December 10 marked Human Rights Day, the 64th anniversary of the United Nations’ adoption of the Universal Declaration of Human Rights (UDHR). As we approach 2013, digital threats are eroding these well-established human rights far beyond what the authors of this Declaration could have possibly imagined in 1948.
Government intrusion into the lives of individuals is remote and hidden from view, understood only by the few who possess specialized technical expertise, and justified by a calculated and often persuasive narrative that holds the goals of national security above all else. Because our modes of communication have been revolutionized in the digital era, we often cannot help but leave hefty volumes of personal information in our wake as a result of day-to-day online activities. Nor are we guaranteed control over who can access that information once a digital record has been created.
In the face of these challenges, EFF has partnered with Privacy International and other human rights advocates and activists around the world to build an international movement to protect privacy against government surveillance. EFF is launching its new State Surveillance and Human Rights project to ensure that strong and reasonable human rights protections are in place to counterbalance government surveillance practices in the digital age.
Draft International Principles on Communications Surveillance and Human Rights
In 2012, working together with Privacy International and other like-minded organizations and individuals we played a crucial role in launching a collaborative process to draft a set of International Principles on Communications Surveillance and Human Rights for protection of human rights vis-a-vis surveillance laws.
As part of this effort, EFF has joined a wide array of advocates in announcing a public consultation on the International Principles on Communications Surveillance and Human Rights. In a blog post, Privacy International articulated the need for these principles:
The rationale behind these principles is to provide civil society, industry and government with a framework against which to evaluate whether current or proposed surveillance laws and practices are consistent with human rights. Now more than ever, we need greater transparency and proportionality around state surveillance in order to safeguard the future of participatory democracy.
Anti-Surveillance Success Stories
Government surveillance today manifests in many forms. Examples include United Arab Emirates, Kuwait, Saudi Arabia and India have all threatened to ban RIM’s encrypted Blackberry service unless the manufacturer hands over its encryption keys or take steps to enable government wiretapping. Cloud communication, which centralizes massive amounts of data in one place, allows governments “one-stop access” to our data and introduces complex new questions regarding who has jurisdiction over citizens’ personal information.

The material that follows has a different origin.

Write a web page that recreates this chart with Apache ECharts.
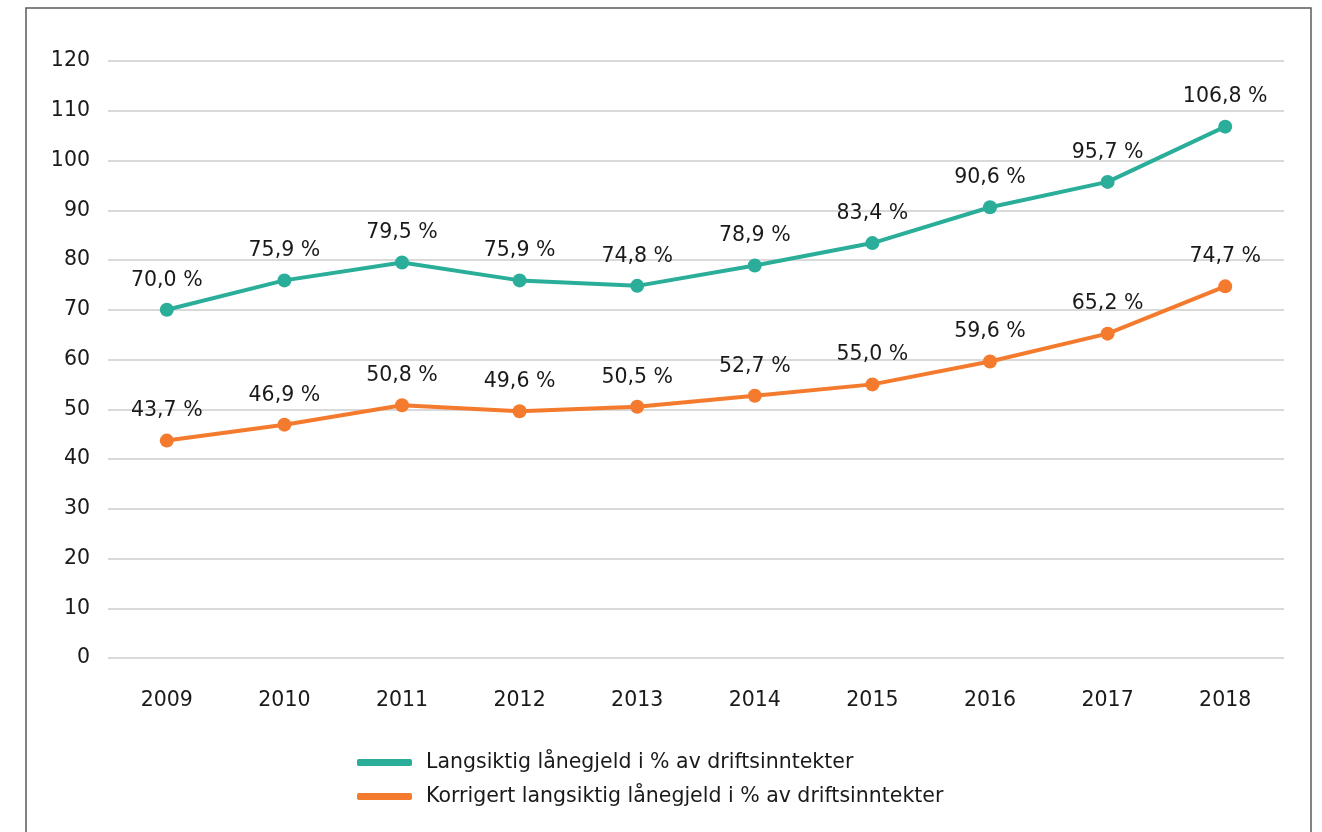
<!DOCTYPE html>
<html><head><meta charset="utf-8">
<script src="https://cdn.jsdelivr.net/npm/echarts@6/dist/echarts.min.js"></script>
<style>html,body{margin:0;padding:0;background:#fff}#c{width:1322px;height:832px}</style>
</head><body><div id="c"></div>
<script>
const years = ['2009','2010','2011','2012','2013','2014','2015','2016','2017','2018'];
const langsiktig = [70.0, 75.9, 79.5, 75.9, 74.8, 78.9, 83.4, 90.6, 95.7, 106.8];
const korrigert = [43.7, 46.9, 50.8, 49.6, 50.5, 52.7, 55.0, 59.6, 65.2, 74.7];
const seriesNames = ['Langsiktig lånegjeld i % av driftsinntekter', 'Korrigert langsiktig lånegjeld i % av driftsinntekter'];
const colors = ['#2aae9a', '#f47b2e'];
const font = '"DejaVu Sans", sans-serif';
const fs = 20.5;
const chart = echarts.init(document.getElementById('c'));
function mk(name, data, color) {
  return {
    name, type: 'line', data, color,
    symbol: 'circle', symbolSize: 14,
    lineStyle: { width: 4, color },
    itemStyle: { color },
    label: { show: true, position: 'top', distance: 12, color: '#1a1a1a', fontSize: fs, fontFamily: font,
      formatter: p => p.value.toFixed(1).replace('.', ',') + ' %' },
    animation: false
  };
}
chart.setOption({
  animation: false,
  graphic: [{ type: 'rect', shape: { x: 26, y: 8, width: 1285, height: 900 }, style: { fill: 'none', stroke: '#5a5a5a', lineWidth: 1.5 }, silent: true }],
  grid: { left: 108, right: 38, top: 61, bottom: 174, containLabel: false },
  xAxis: { type: 'category', data: years, boundaryGap: true,
    axisLine: { show: false }, axisTick: { show: false },
    axisLabel: { color: '#1a1a1a', fontSize: fs, fontFamily: font, margin: 32 } },
  yAxis: { type: 'value', min: 0, max: 120, interval: 10,
    axisLine: { show: false }, axisTick: { show: false },
    splitLine: { lineStyle: { color: '#d9d9d9', width: 2 } },
    axisLabel: { color: '#1a1a1a', fontSize: fs, fontFamily: font, margin: 18 } },
  legend: { orient: 'vertical', left: 352, top: 747, itemWidth: 55, itemHeight: 7, itemGap: 13,
    icon: 'roundRect',
    textStyle: { color: '#1a1a1a', fontSize: fs, fontFamily: font, padding: [0, 0, 0, 9] },
    data: seriesNames },
  series: [mk(seriesNames[0], langsiktig, colors[0]), mk(seriesNames[1], korrigert, colors[1])]
});
</script></body></html>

As part of this project, we are working in tandem with international rights advocates—from Argentina, to India, to Australia and beyond—to identify some of the best strategies for challenging overreaching proposals that threaten to erode civil liberties. We have started gathering success stories on fighting surveillance to compile and share with a global coalition of advocates who are countering problematic proposals in their own countries. Visit our State Surveillance and Human Rights Landing Page to read our first five case studies illustrating how digital freedom activists around the world have successfully challenged surveillance practices and proposals. It is our hope that this list of examples will continue to grow.

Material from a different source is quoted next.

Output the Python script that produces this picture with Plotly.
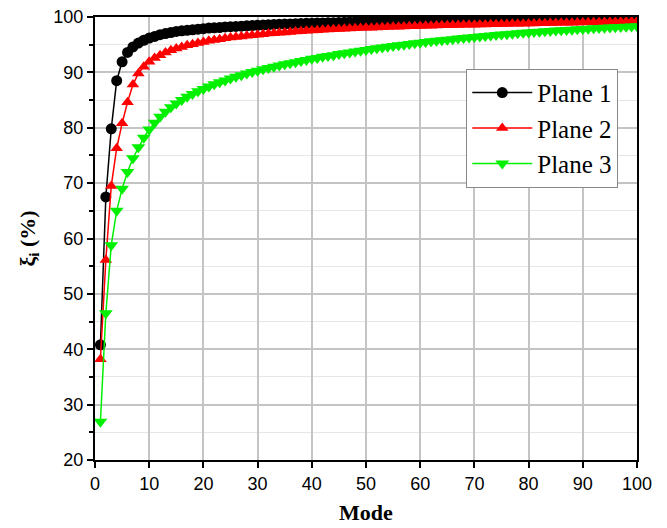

State Surveillance and Human Rights Camp
Building upon EFF Digital Rights Camp in New Zealand last week, EFF now has chosen Latin America to host our State Surveillance and Human Rights Camp. Our camp will be mapping specific problems posed by invasive surveillance infrastructure and government access to peoples’ data. It also will be examining potential national and regional solutions, strategies and tactics. Working collaboratively with advocates, lawyers, journalists, bloggers and security experts on the ground, we will share strategies and tactics on how to effectively fight overreaching government surveillance proposals around the world.
Latin America is at a tipping point. While several countries in the region still lack strong civil society groups working in this area, policies in this area are still being set in many countries. Thus, by identifying individuals and like minded organizations, we hope to strengthen civil society's role. In Central America and the Caribbean, online privacy and surveillance remain largely unexplored topics, disconnected from the larger human rights agenda. Human rights NGOs in the region tend to prioritize traditional human rights causes such as health, education, citizen security and ongoing battles surrounding forced disappearances and torture. While privately funded organizations work passionately on privacy-related topics, privacy is not their sole priority. Unpaid volunteers are driving much of this activism, and the organizations struggle with limited resources. Despite these challenges and limited coverage of their efforts in the mainstream media, support for their campaigns has continued to grow. This is why EFF will continue to work alongside civil society groups in Latin America and around the world to advocate for strong privacy safeguards.